It's Thursday and weekend just a day or two away. Tide times and tides look good. How was your flyfishing trip? I still have my flyrods.


----------



## Swifty (Mar 20, 2014)

Hi Gus, I think that Jan Ridders made some comments on his web site about getting flame lickers to run, I will have to have a look again. I don't have any other reading material about them.

Got back late this evening from the fishing trip, weather was sunny and 28 deg C, I managed to catch 2 rainbow trout, although small, all fish were catch and release. The only other fish caught was by one of my two friends that I went with, if he caught another one he could have had a sardine sandwich, it was that small. All up, we had a great day though, BBQ lunch with a beer and great company with nice scenery.

Paul.


----------



## Lawijt (Mar 20, 2014)

Brian Rupnow said:


> John---Everybody should build a Webster, especially for a first i.c. engine. After building a number of both steam and gasoline powered engines, my question is "How could you NOT build a Webster.---Brian
> https://www.youtube.com/watch?v=jakc8wiVZBs&feature=youtu.be


 
 Wow , that is a big piece of brass Brian. The engine runs really well with it.

 Barry


----------



## JohnCopper (Mar 20, 2014)

Hi guys,

Thank you for all the comments, I was busy the last few days 

Huh, so I really didn't think that flame eaters would be very critic to build, but now I'm going to take a step away from them - for now.
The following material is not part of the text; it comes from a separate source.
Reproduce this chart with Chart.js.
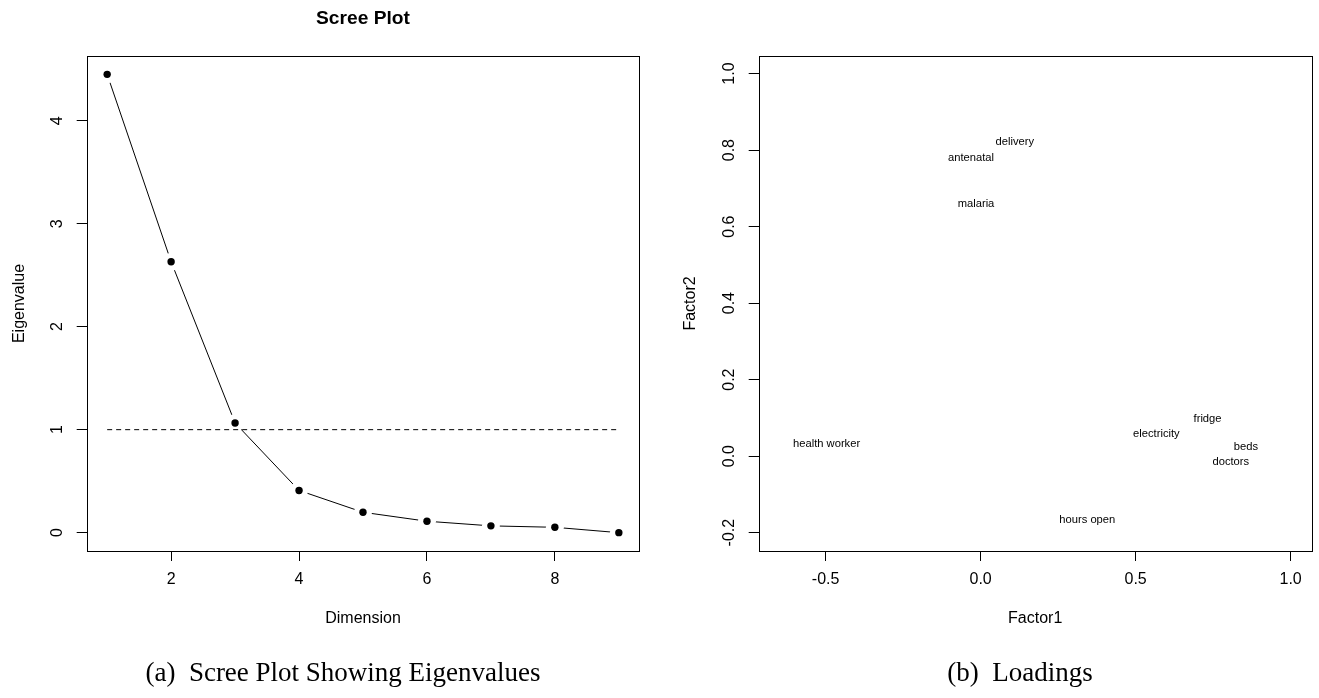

Which air powered engines would you recommend? I'm definitely taking them into consideration again ... sorry for my rapid changes of mind :wall:

Also is there a part you start with building like the cylinder or the fuel tank. Just an uncritic part to start with. Well the cylinder might not be uncritic 

Good night from Germany


----------



## gus (Mar 20, 2014)

Swifty said:


> Hi Gus, I think that Jan Ridders made some comments on his web site about getting flame lickers to run, I will have to have a look again. I don't have any other reading material about them.
> 
> Got back late this evening from the fishing trip, weather was sunny and 28 deg C, I managed to catch 2 rainbow trout, although small, all fish were catch and release. The only other fish caught was by one of my two friends that I went with, if he caught another one he could have had a sardine sandwich, it was that small. All up, we had a great day though, BBQ lunch with a beer and great company with nice scenery.
> 
> Paul.



The most important part is having friends with you on a fishing trip and have a good time. Hooking up a big or small fish,plenty of fish and no fish will be a good topic . Last Saturday,we hooked up 10 Red Snappers at the very first spot. Just unbelievable. Yarns still spinning.
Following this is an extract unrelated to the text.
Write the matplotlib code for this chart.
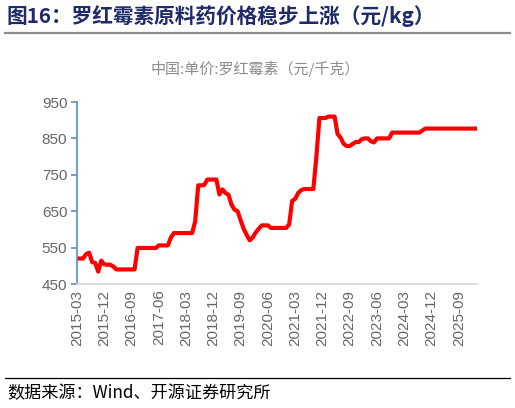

Took my mates a long time to realise whether Gus is a good or bad fishing guide,landing fish is just luck and skill. Never claimed to be a good guide. The "must have fish to take home'' are no longer coming and thats good. Bearing in mind,Gus provide the use of his boat and helming and diesel and they provide food and drinks.Lately with ''El Nino'' effect,and the dry spell and fish plenty.The Javelins come in 3 kg size.


----------



## Swifty (Mar 23, 2014)

JohnCopper said:


> Hi guys,
> 
> Thank you for all the comments, I was busy the last few days
> 
> ...



John, there are plenty of drawings available for simple air powered motors, basic wobblers are pretty simple and quick to build. It doesn't matter where you start, but if you decide to start on the base first, at least you have something to assemble your parts on to.

Paul.


----------